Perhaps it is a matter of cultural identity: in an ever-faster-paced world, the new becomes a symbol of vitality, while the obsolete reminds us of our finiteness and aging. Yet, art that feeds on what has been discarded suggests to us that what is outdated is never really lost, but continues to live on in different and unexpected ways. Is obsolescence really a failure or can it be seen as an evolution?

If what is technologically obsolete stops being functional, it does not necessarily lose its symbolic or cultural value. On the contrary, its disuse transforms it into an object of contemplation, a fragment of history capable of telling the story of the world in which it was born. In this light, the work of artists such as Arcangel and Umbrico becomes an exercise in contemporary archaeology, where art does not merely document the past but revives it, making it resonate in the present. This reflection confronts us with a question: what role does the artist play in an ever-accelerating technological world? Is not the artist the one who, by slowing down the pace, creates a space for reflection and meaning?

If technology drives us to consume images and experiences at ever-increasing speeds, art that focuses on obsolescence acts as a pause, an invitation to look carefully at what we have left behind. This gesture is not only a critique of unbridled progress but a proposal for a different way of living and thinking, where value is determined not by novelty but by depth of experience.
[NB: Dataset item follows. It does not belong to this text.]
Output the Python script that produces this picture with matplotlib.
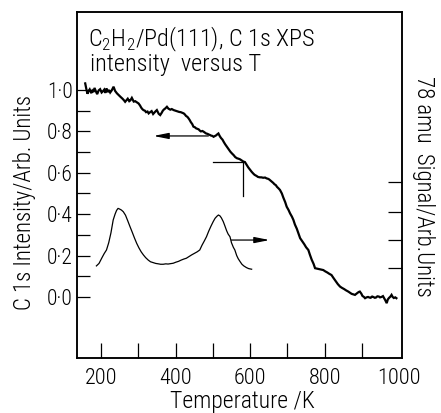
import matplotlib
matplotlib.use("Agg")
import matplotlib.pyplot as plt
from matplotlib.ticker import FixedLocator, NullFormatter

# C 1s XPS intensity versus temperature (thick trace, left axis)
xps_T = [158, 161, 164, 167, 170, 174, 177, 180, 183, 187, 190, 194, 198, 202,
         205, 209, 212, 215, 219, 222, 225, 229, 234, 238, 243, 248, 252, 258,
         262, 265, 269, 272, 276, 279, 283, 288, 292, 297, 301, 305, 308, 311,
         314, 318, 321, 325, 328, 332, 336, 340, 343, 347, 350, 353, 355, 359,
         363, 366, 369, 372, 377, 381, 386, 390, 395, 400, 405, 410, 414, 418,
         422, 425, 428, 432, 435, 438, 441, 445, 448, 452, 455, 458, 462, 465,
         468, 472, 475, 479, 482, 486, 489, 492, 495, 499, 502, 506, 509, 512,
         515, 519, 522, 526, 529, 533, 538, 542, 547, 551, 556, 560, 565, 569,
         573, 577, 582, 586, 590, 595, 600, 604, 608, 612, 617, 621, 626, 630,
         635, 640, 644, 648, 651, 655, 658, 662, 665, 669, 672, 676, 680, 685,
         689, 694, 698, 703, 707, 712, 716, 720, 725, 730, 734, 740, 745, 750,
         756, 760, 765, 770, 774, 779, 785, 790, 796, 801, 807, 812, 818, 824,
         830, 835, 841, 846, 852, 857, 863, 868, 872, 877, 881, 885, 888, 891,
         894, 898, 901, 905, 908, 912, 916, 920, 923, 927, 930, 934, 937, 941,
         945, 948, 952, 956, 959, 962, 966, 969, 972, 976, 979, 982, 985, 989,
         992]
xps_I = [1.032, 1.005, 0.982, 0.995, 1.003, 0.985, 0.997, 0.990, 1.010, 0.992,
         0.980, 0.998, 1.004, 0.988, 0.993, 1.002, 0.986, 1.008, 0.990, 1.000,
         0.988, 0.998, 1.016, 0.996, 0.984, 0.975, 0.968, 0.958, 0.950, 0.943,
         0.952, 0.958, 0.946, 0.950, 0.962, 0.944, 0.946, 0.940, 0.935, 0.925,
         0.915, 0.908, 0.903, 0.900, 0.893, 0.896, 0.887, 0.893, 0.898, 0.884,
         0.890, 0.898, 0.903, 0.892, 0.885, 0.879, 0.890, 0.900, 0.906, 0.910,
         0.919, 0.910, 0.905, 0.908, 0.903, 0.900, 0.897, 0.894, 0.893, 0.890,
         0.887, 0.882, 0.875, 0.870, 0.863, 0.855, 0.845, 0.835, 0.823, 0.820,
         0.815, 0.813, 0.810, 0.804, 0.800, 0.802, 0.799, 0.794, 0.790, 0.788,
         0.785, 0.783, 0.780, 0.778, 0.774, 0.778, 0.781, 0.786, 0.790, 0.776,
         0.768, 0.760, 0.750, 0.738, 0.725, 0.714, 0.702, 0.694, 0.685, 0.676,
         0.670, 0.668, 0.665, 0.660, 0.654, 0.652, 0.640, 0.626, 0.614, 0.605,
         0.597, 0.590, 0.585, 0.580, 0.578, 0.578, 0.576, 0.577, 0.573, 0.571,
         0.568, 0.562, 0.557, 0.551, 0.545, 0.540, 0.532, 0.525, 0.517, 0.500,
         0.480, 0.458, 0.436, 0.420, 0.404, 0.388, 0.372, 0.350, 0.330, 0.305,
         0.284, 0.268, 0.255, 0.240, 0.227, 0.205, 0.180, 0.160, 0.139, 0.137,
         0.135, 0.133, 0.130, 0.124, 0.118, 0.112, 0.106, 0.090, 0.075, 0.062,
         0.050, 0.044, 0.038, 0.032, 0.026, 0.020, 0.015, 0.012, 0.010, 0.016,
         0.020, 0.024, 0.026, 0.016, 0.005, 0.000, -0.006, -0.002, 0.000, -0.003,
         -0.004, 0.002, 0.000, -0.004, -0.003, 0.003, 0.002, -0.002, 0.000, 0.004,
         -0.005, -0.015, -0.030, -0.012, -0.005, 0.002, 0.010, 0.000, -0.005,
         -0.002, -0.006]

# 78 amu desorption signal (thin trace, right axis)
tpd_T = [188, 195, 203, 209, 215, 221, 227, 233, 238, 242, 246, 250, 255, 260,
         266, 272, 278, 284, 290, 296, 302, 308, 314, 320, 327, 333, 340, 347,
         354, 360, 367, 374, 380, 387, 394, 401, 408, 415, 422, 429, 436, 443,
         450, 458, 465, 471, 477, 483, 489, 495, 501, 506, 511, 515, 519, 523,
         528, 532, 537, 541, 546, 550, 555, 559, 564, 568, 573, 578, 583, 590,
         596, 604]
tpd_S = [0.150, 0.162, 0.190, 0.210, 0.227, 0.262, 0.310, 0.372, 0.400, 0.418,
         0.428, 0.425, 0.420, 0.412, 0.395, 0.368, 0.340, 0.313, 0.285, 0.259,
         0.237, 0.218, 0.203, 0.190, 0.178, 0.170, 0.166, 0.162, 0.160, 0.158,
         0.158, 0.160, 0.159, 0.161, 0.163, 0.168, 0.172, 0.178, 0.183, 0.187,
         0.195, 0.203, 0.210, 0.218, 0.227, 0.250, 0.270, 0.291, 0.318, 0.342,
         0.364, 0.380, 0.390, 0.396, 0.392, 0.382, 0.364, 0.345, 0.320, 0.304,
         0.291, 0.262, 0.240, 0.227, 0.200, 0.185, 0.171, 0.158, 0.150, 0.142,
         0.137, 0.134]

left_ticks = [0.0, 0.1, 0.2, 0.3, 0.4, 0.5, 0.6, 0.7, 0.8, 0.9, 1.0]
left_labels = ["0·0", "0·2", "0·4", "0·6", "0·8", "1·0"]
right_ticks = [0.14, 0.275, 0.411, 0.556]
x_major = [200, 400, 600, 800, 1000]
x_minor = [300, 500, 700, 900]

# arrows and marker (data coordinates)
xps_arrow = ((488, 0.778), (341, 0.778))
tpd_arrow = ((550, 0.275), (652, 0.275))
marker_T, marker_I, marker_left, marker_low = 580, 0.654, 501, 0.488

plt.rcParams["font.family"] = ["Roboto Condensed", "DejaVu Sans"]
plt.rcParams["font.weight"] = "light"
plt.rcParams["mathtext.fontset"] = "custom"
plt.rcParams["mathtext.rm"] = "Roboto Condensed:light"
plt.rcParams["font.size"] = 15

fig = plt.figure(figsize=(4.41, 4.13), dpi=100)
ax = fig.add_axes([77 / 441, 1 - 358 / 413, 325 / 441, 346 / 413])
ax.set_xlim(136, 1007)
ax.set_ylim(-0.295, 1.377)

ax.plot(xps_T, xps_I, color="black", lw=1.6, solid_joinstyle="miter")

ax2 = ax.twinx()
ax2.set_ylim(ax.get_ylim())
ax2.plot(tpd_T, tpd_S, color="black", lw=0.9)

for spine in list(ax.spines.values()) + list(ax2.spines.values()):
    spine.set_linewidth(1.1)

ax.yaxis.set_major_locator(FixedLocator(left_ticks))
ax.set_yticklabels([left_labels[i // 2] if i % 2 == 0 else "" for i in range(len(left_ticks))])
ax.tick_params(axis="y", direction="in", length=9.5, width=0.9, pad=3, labelsize=15.5)

ax.xaxis.set_major_locator(FixedLocator(x_major))
ax.xaxis.set_minor_locator(FixedLocator(x_minor))
ax.set_xticklabels([str(v) for v in x_major])
ax.tick_params(axis="x", which="both", direction="in", length=11, width=0.9, pad=7, labelsize=16)
ax.xaxis.get_major_ticks()[-1].tick1line.set_visible(False)

ax2.yaxis.set_major_locator(FixedLocator(right_ticks))
ax2.yaxis.set_major_formatter(NullFormatter())
ax2.tick_params(axis="y", direction="in", length=10, width=0.9)

ax.annotate("", xy=xps_arrow[1], xytext=xps_arrow[0],
            arrowprops=dict(arrowstyle="-|>,head_length=0.9,head_width=0.18",
                            color="black", lw=0.9, mutation_scale=10,
                            shrinkA=0, shrinkB=0))
ax.annotate("", xy=tpd_arrow[1], xytext=tpd_arrow[0],
            arrowprops=dict(arrowstyle="-|>,head_length=0.9,head_width=0.18",
                            color="black", lw=0.9, mutation_scale=10,
                            shrinkA=0, shrinkB=0))
ax.plot([marker_left, marker_T], [marker_I, marker_I], color="black", lw=0.9)
ax.plot([marker_T, marker_T], [marker_I, marker_low], color="black", lw=0.9)

fig.text(88 / 441, 1 - 46 / 413, r"C$_\mathrm{2}$H$_\mathrm{2}$/Pd(111), C 1s XPS",
         ha="left", va="baseline", fontsize=17.5)
fig.text(90 / 441, 1 - 71 / 413, "intensity  versus T",
         ha="left", va="baseline", fontsize=17.5)

fig.text(25 / 441, 1 - 203 / 413, "C 1s Intensity/Arb. Units",
         rotation=90, ha="center", va="center", fontsize=16.5)
fig.text(424 / 441, 1 - 186 / 413, "78 amu  Signal/Arb.Units",
         rotation=-90, ha="center", va="center", fontsize=16.5)
fig.text(242 / 441, 1 - 408 / 413, "Temperature /K",
         ha="center", va="baseline", fontsize=17)

fig.savefig("out.png", dpi=100)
Finally, art that uses obsolete technology asks us a fundamental question: how can we reconcile our thirst for innovation with the need for roots, memory, and continuity? This dialogue between past and present is not just an aesthetic exercise, but an exploration of what makes us human. Perhaps, in this dialogue with the obsolete, we find not only a critique of modernity, but also an invitation: that of looking beyond the surface of things, discovering that, among the rusty circuits and grainy pixels, lies an image of our own future.